Stored data ->

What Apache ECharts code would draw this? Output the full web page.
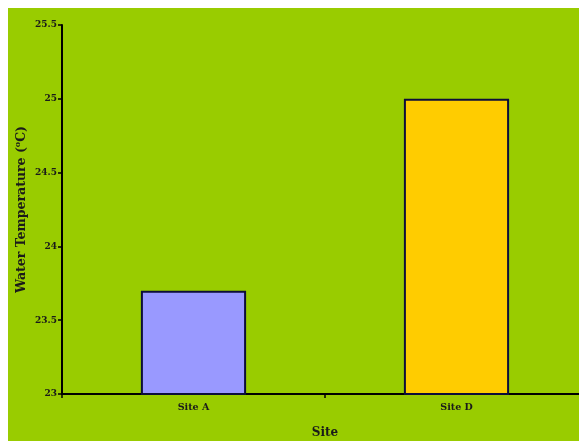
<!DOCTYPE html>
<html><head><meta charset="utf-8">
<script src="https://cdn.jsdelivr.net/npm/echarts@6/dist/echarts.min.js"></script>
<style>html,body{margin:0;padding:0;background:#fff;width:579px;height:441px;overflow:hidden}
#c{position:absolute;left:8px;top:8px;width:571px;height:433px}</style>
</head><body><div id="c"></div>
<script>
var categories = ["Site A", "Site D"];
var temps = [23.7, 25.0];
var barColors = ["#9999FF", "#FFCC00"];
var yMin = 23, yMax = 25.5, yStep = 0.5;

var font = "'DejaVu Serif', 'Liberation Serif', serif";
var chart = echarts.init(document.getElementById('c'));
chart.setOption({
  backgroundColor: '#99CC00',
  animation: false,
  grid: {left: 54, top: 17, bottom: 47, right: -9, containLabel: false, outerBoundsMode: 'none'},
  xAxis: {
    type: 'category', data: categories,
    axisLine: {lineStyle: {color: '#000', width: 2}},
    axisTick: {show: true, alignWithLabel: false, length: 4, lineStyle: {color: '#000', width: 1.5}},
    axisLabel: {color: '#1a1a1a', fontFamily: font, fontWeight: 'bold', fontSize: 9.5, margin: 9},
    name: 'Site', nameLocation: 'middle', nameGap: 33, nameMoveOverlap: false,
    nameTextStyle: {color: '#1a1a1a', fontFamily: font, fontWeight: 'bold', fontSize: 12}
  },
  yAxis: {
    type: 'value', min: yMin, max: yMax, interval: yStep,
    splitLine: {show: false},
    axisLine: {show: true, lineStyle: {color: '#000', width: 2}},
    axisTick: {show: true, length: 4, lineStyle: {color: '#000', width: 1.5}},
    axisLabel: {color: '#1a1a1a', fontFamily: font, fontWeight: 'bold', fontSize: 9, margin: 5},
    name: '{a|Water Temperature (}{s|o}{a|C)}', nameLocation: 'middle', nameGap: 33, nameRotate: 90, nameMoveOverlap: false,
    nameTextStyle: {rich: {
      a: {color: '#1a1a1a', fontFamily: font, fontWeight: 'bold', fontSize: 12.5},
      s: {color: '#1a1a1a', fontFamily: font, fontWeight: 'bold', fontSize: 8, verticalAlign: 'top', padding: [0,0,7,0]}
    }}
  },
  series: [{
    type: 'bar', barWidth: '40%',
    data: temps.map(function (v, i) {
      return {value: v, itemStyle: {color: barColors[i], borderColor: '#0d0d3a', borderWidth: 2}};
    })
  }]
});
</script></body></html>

What you need to do -> Skipping the pictures, transcribe each line above exactly as it appears.

Expected answer ->
What Apache ECharts code would draw this? Output the full web page.
<!DOCTYPE html>
<html><head><meta charset="utf-8">
<script src="https://cdn.jsdelivr.net/npm/echarts@6/dist/echarts.min.js"></script>
<style>html,body{margin:0;padding:0;background:#fff;width:579px;height:441px;overflow:hidden}
#c{position:absolute;left:8px;top:8px;width:571px;height:433px}</style>
</head><body><div id="c"></div>
<script>
var categories = ["Site A", "Site D"];
var temps = [23.7, 25.0];
var barColors = ["#9999FF", "#FFCC00"];
var yMin = 23, yMax = 25.5, yStep = 0.5;

var font = "'DejaVu Serif', 'Liberation Serif', serif";
var chart = echarts.init(document.getElementById('c'));
chart.setOption({
  backgroundColor: '#99CC00',
  animation: false,
  grid: {left: 54, top: 17, bottom: 47, right: -9, containLabel: false, outerBoundsMode: 'none'},
  xAxis: {
    type: 'category', data: categories,
    axisLine: {lineStyle: {color: '#000', width: 2}},
    axisTick: {show: true, alignWithLabel: false, length: 4, lineStyle: {color: '#000', width: 1.5}},
    axisLabel: {color: '#1a1a1a', fontFamily: font, fontWeight: 'bold', fontSize: 9.5, margin: 9},
    name: 'Site', nameLocation: 'middle', nameGap: 33, nameMoveOverlap: false,
    nameTextStyle: {color: '#1a1a1a', fontFamily: font, fontWeight: 'bold', fontSize: 12}
  },
  yAxis: {
    type: 'value', min: yMin, max: yMax, interval: yStep,
    splitLine: {show: false},
    axisLine: {show: true, lineStyle: {color: '#000', width: 2}},
    axisTick: {show: true, length: 4, lineStyle: {color: '#000', width: 1.5}},
    axisLabel: {color: '#1a1a1a', fontFamily: font, fontWeight: 'bold', fontSize: 9, margin: 5},
    name: '{a|Water Temperature (}{s|o}{a|C)}', nameLocation: 'middle', nameGap: 33, nameRotate: 90, nameMoveOverlap: false,
    nameTextStyle: {rich: {
      a: {color: '#1a1a1a', fontFamily: font, fontWeight: 'bold', fontSize: 12.5},
      s: {color: '#1a1a1a', fontFamily: font, fontWeight: 'bold', fontSize: 8, verticalAlign: 'top', padding: [0,0,7,0]}
    }}
  },
  series: [{
    type: 'bar', barWidth: '40%',
    data: temps.map(function (v, i) {
      return {value: v, itemStyle: {color: barColors[i], borderColor: '#0d0d3a', borderWidth: 2}};
    })
  }]
});
</script></body></html>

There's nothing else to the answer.